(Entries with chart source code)

+ + +

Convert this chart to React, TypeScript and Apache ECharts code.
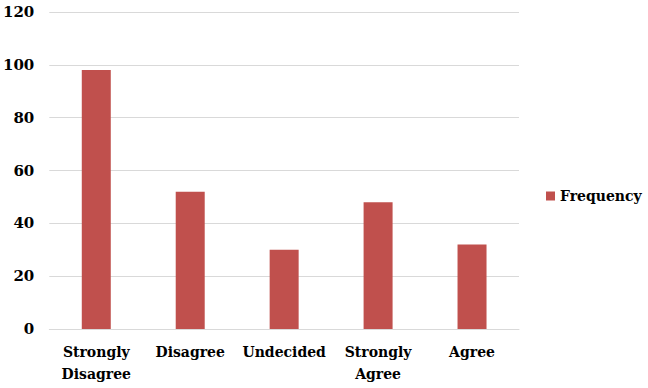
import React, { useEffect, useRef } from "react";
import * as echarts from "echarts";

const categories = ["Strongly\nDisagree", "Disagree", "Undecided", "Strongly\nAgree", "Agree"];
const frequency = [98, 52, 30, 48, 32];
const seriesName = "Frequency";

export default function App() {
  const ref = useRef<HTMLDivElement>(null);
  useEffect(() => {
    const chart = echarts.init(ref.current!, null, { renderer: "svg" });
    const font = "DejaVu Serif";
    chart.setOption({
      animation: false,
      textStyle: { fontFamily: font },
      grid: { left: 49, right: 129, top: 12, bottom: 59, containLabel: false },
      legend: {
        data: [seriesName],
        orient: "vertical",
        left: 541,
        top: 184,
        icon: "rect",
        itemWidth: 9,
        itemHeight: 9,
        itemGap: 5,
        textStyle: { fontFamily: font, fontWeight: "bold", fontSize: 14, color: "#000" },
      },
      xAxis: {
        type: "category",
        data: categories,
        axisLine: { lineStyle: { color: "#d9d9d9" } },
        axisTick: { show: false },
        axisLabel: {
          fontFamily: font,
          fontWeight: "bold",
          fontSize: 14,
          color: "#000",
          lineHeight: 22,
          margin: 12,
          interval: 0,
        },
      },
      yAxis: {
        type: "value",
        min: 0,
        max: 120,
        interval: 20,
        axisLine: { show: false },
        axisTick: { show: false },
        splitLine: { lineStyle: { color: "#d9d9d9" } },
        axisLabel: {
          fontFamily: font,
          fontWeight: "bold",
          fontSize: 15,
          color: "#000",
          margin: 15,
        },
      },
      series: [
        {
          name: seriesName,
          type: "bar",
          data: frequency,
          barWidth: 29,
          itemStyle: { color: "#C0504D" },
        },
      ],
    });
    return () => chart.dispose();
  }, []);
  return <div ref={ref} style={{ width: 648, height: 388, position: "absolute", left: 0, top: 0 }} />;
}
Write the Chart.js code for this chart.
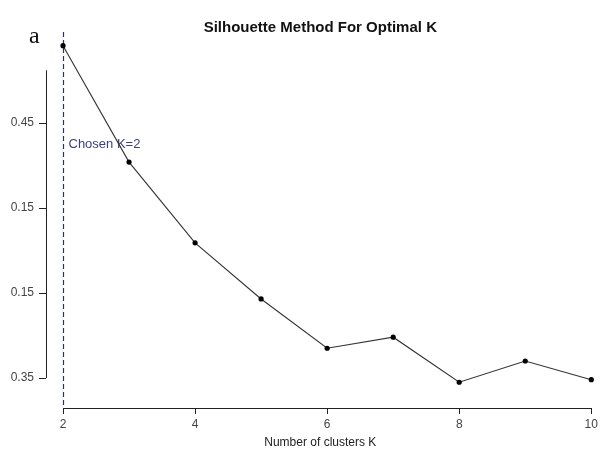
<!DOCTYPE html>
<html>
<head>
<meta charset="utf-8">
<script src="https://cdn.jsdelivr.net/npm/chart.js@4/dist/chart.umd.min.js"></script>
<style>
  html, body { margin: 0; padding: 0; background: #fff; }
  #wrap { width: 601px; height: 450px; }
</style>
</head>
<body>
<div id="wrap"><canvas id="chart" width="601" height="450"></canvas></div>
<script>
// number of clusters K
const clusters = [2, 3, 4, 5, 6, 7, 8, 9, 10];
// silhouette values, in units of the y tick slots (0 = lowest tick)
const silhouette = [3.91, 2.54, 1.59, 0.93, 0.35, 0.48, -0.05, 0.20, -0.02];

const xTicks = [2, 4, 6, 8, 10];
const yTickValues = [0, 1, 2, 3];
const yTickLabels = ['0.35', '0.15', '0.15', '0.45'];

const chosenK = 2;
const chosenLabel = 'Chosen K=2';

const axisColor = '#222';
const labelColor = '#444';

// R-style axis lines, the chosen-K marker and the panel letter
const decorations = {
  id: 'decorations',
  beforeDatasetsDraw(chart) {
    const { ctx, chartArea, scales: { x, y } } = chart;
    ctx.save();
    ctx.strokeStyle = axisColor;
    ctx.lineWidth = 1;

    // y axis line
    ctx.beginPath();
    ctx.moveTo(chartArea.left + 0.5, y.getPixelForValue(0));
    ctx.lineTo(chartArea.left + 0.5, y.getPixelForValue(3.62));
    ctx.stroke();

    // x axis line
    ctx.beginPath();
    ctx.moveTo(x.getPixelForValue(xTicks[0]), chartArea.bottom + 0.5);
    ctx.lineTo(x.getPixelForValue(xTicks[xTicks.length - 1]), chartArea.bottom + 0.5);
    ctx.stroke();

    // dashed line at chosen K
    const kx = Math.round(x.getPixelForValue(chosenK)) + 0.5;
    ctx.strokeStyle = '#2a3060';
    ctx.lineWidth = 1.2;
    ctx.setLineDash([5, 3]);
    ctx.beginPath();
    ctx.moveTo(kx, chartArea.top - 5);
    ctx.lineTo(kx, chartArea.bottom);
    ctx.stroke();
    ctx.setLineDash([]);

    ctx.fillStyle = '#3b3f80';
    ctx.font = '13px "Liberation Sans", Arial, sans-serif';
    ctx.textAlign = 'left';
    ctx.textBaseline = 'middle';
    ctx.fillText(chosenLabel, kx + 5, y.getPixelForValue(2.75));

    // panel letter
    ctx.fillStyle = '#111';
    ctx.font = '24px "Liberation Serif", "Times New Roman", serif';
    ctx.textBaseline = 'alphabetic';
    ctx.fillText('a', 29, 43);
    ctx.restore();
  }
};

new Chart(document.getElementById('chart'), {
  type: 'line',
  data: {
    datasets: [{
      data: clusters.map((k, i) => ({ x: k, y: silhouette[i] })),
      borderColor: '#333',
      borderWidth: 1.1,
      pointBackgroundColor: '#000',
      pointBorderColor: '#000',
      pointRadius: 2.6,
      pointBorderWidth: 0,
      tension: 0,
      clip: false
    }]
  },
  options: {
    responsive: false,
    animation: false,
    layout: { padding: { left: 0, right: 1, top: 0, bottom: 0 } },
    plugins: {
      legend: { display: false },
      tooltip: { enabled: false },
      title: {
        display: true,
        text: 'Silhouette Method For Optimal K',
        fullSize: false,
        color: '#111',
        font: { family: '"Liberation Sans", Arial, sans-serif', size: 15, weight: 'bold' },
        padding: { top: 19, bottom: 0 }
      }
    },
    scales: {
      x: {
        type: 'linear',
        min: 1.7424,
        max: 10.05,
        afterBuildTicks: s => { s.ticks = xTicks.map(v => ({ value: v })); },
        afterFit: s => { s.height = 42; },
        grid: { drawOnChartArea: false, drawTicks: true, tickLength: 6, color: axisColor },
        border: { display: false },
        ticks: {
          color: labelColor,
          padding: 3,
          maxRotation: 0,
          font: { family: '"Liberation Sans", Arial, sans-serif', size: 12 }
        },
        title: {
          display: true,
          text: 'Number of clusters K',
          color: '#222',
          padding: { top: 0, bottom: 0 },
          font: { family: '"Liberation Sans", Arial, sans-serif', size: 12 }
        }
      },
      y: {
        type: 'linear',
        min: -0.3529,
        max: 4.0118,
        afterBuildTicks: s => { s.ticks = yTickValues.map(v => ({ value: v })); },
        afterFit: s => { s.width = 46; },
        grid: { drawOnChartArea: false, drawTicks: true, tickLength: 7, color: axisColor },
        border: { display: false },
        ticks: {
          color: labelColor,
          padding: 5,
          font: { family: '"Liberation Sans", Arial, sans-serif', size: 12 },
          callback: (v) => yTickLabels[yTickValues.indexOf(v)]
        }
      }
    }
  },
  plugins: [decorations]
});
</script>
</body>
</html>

+ + +

▶ [TASK TO CARRY OUT]:
Pictures excluded, quote all the data above exactly.

▶ [THE REPLY]:
Convert this chart to React, TypeScript and Apache ECharts code.
import React, { useEffect, useRef } from "react";
import * as echarts from "echarts";

const categories = ["Strongly\nDisagree", "Disagree", "Undecided", "Strongly\nAgree", "Agree"];
const frequency = [98, 52, 30, 48, 32];
const seriesName = "Frequency";

export default function App() {
  const ref = useRef<HTMLDivElement>(null);
  useEffect(() => {
    const chart = echarts.init(ref.current!, null, { renderer: "svg" });
    const font = "DejaVu Serif";
    chart.setOption({
      animation: false,
      textStyle: { fontFamily: font },
      grid: { left: 49, right: 129, top: 12, bottom: 59, containLabel: false },
      legend: {
        data: [seriesName],
        orient: "vertical",
        left: 541,
        top: 184,
        icon: "rect",
        itemWidth: 9,
        itemHeight: 9,
        itemGap: 5,
        textStyle: { fontFamily: font, fontWeight: "bold", fontSize: 14, color: "#000" },
      },
      xAxis: {
        type: "category",
        data: categories,
        axisLine: { lineStyle: { color: "#d9d9d9" } },
        axisTick: { show: false },
        axisLabel: {
          fontFamily: font,
          fontWeight: "bold",
          fontSize: 14,
          color: "#000",
          lineHeight: 22,
          margin: 12,
          interval: 0,
        },
      },
      yAxis: {
        type: "value",
        min: 0,
        max: 120,
        interval: 20,
        axisLine: { show: false },
        axisTick: { show: false },
        splitLine: { lineStyle: { color: "#d9d9d9" } },
        axisLabel: {
          fontFamily: font,
          fontWeight: "bold",
          fontSize: 15,
          color: "#000",
          margin: 15,
        },
      },
      series: [
        {
          name: seriesName,
          type: "bar",
          data: frequency,
          barWidth: 29,
          itemStyle: { color: "#C0504D" },
        },
      ],
    });
    return () => chart.dispose();
  }, []);
  return <div ref={ref} style={{ width: 648, height: 388, position: "absolute", left: 0, top: 0 }} />;
}
Write the Chart.js code for this chart.
<!DOCTYPE html>
<html>
<head>
<meta charset="utf-8">
<script src="https://cdn.jsdelivr.net/npm/chart.js@4/dist/chart.umd.min.js"></script>
<style>
  html, body { margin: 0; padding: 0; background: #fff; }
  #wrap { width: 601px; height: 450px; }
</style>
</head>
<body>
<div id="wrap"><canvas id="chart" width="601" height="450"></canvas></div>
<script>
// number of clusters K
const clusters = [2, 3, 4, 5, 6, 7, 8, 9, 10];
// silhouette values, in units of the y tick slots (0 = lowest tick)
const silhouette = [3.91, 2.54, 1.59, 0.93, 0.35, 0.48, -0.05, 0.20, -0.02];

const xTicks = [2, 4, 6, 8, 10];
const yTickValues = [0, 1, 2, 3];
const yTickLabels = ['0.35', '0.15', '0.15', '0.45'];

const chosenK = 2;
const chosenLabel = 'Chosen K=2';

const axisColor = '#222';
const labelColor = '#444';

// R-style axis lines, the chosen-K marker and the panel letter
const decorations = {
  id: 'decorations',
  beforeDatasetsDraw(chart) {
    const { ctx, chartArea, scales: { x, y } } = chart;
    ctx.save();
    ctx.strokeStyle = axisColor;
    ctx.lineWidth = 1;

    // y axis line
    ctx.beginPath();
    ctx.moveTo(chartArea.left + 0.5, y.getPixelForValue(0));
    ctx.lineTo(chartArea.left + 0.5, y.getPixelForValue(3.62));
    ctx.stroke();

    // x axis line
    ctx.beginPath();
    ctx.moveTo(x.getPixelForValue(xTicks[0]), chartArea.bottom + 0.5);
    ctx.lineTo(x.getPixelForValue(xTicks[xTicks.length - 1]), chartArea.bottom + 0.5);
    ctx.stroke();

    // dashed line at chosen K
    const kx = Math.round(x.getPixelForValue(chosenK)) + 0.5;
    ctx.strokeStyle = '#2a3060';
    ctx.lineWidth = 1.2;
    ctx.setLineDash([5, 3]);
    ctx.beginPath();
    ctx.moveTo(kx, chartArea.top - 5);
    ctx.lineTo(kx, chartArea.bottom);
    ctx.stroke();
    ctx.setLineDash([]);

    ctx.fillStyle = '#3b3f80';
    ctx.font = '13px "Liberation Sans", Arial, sans-serif';
    ctx.textAlign = 'left';
    ctx.textBaseline = 'middle';
    ctx.fillText(chosenLabel, kx + 5, y.getPixelForValue(2.75));

    // panel letter
    ctx.fillStyle = '#111';
    ctx.font = '24px "Liberation Serif", "Times New Roman", serif';
    ctx.textBaseline = 'alphabetic';
    ctx.fillText('a', 29, 43);
    ctx.restore();
  }
};

new Chart(document.getElementById('chart'), {
  type: 'line',
  data: {
    datasets: [{
      data: clusters.map((k, i) => ({ x: k, y: silhouette[i] })),
      borderColor: '#333',
      borderWidth: 1.1,
      pointBackgroundColor: '#000',
      pointBorderColor: '#000',
      pointRadius: 2.6,
      pointBorderWidth: 0,
      tension: 0,
      clip: false
    }]
  },
  options: {
    responsive: false,
    animation: false,
    layout: { padding: { left: 0, right: 1, top: 0, bottom: 0 } },
    plugins: {
      legend: { display: false },
      tooltip: { enabled: false },
      title: {
        display: true,
        text: 'Silhouette Method For Optimal K',
        fullSize: false,
        color: '#111',
        font: { family: '"Liberation Sans", Arial, sans-serif', size: 15, weight: 'bold' },
        padding: { top: 19, bottom: 0 }
      }
    },
    scales: {
      x: {
        type: 'linear',
        min: 1.7424,
        max: 10.05,
        afterBuildTicks: s => { s.ticks = xTicks.map(v => ({ value: v })); },
        afterFit: s => { s.height = 42; },
        grid: { drawOnChartArea: false, drawTicks: true, tickLength: 6, color: axisColor },
        border: { display: false },
        ticks: {
          color: labelColor,
          padding: 3,
          maxRotation: 0,
          font: { family: '"Liberation Sans", Arial, sans-serif', size: 12 }
        },
        title: {
          display: true,
          text: 'Number of clusters K',
          color: '#222',
          padding: { top: 0, bottom: 0 },
          font: { family: '"Liberation Sans", Arial, sans-serif', size: 12 }
        }
      },
      y: {
        type: 'linear',
        min: -0.3529,
        max: 4.0118,
        afterBuildTicks: s => { s.ticks = yTickValues.map(v => ({ value: v })); },
        afterFit: s => { s.width = 46; },
        grid: { drawOnChartArea: false, drawTicks: true, tickLength: 7, color: axisColor },
        border: { display: false },
        ticks: {
          color: labelColor,
          padding: 5,
          font: { family: '"Liberation Sans", Arial, sans-serif', size: 12 },
          callback: (v) => yTickLabels[yTickValues.indexOf(v)]
        }
      }
    }
  },
  plugins: [decorations]
});
</script>
</body>
</html>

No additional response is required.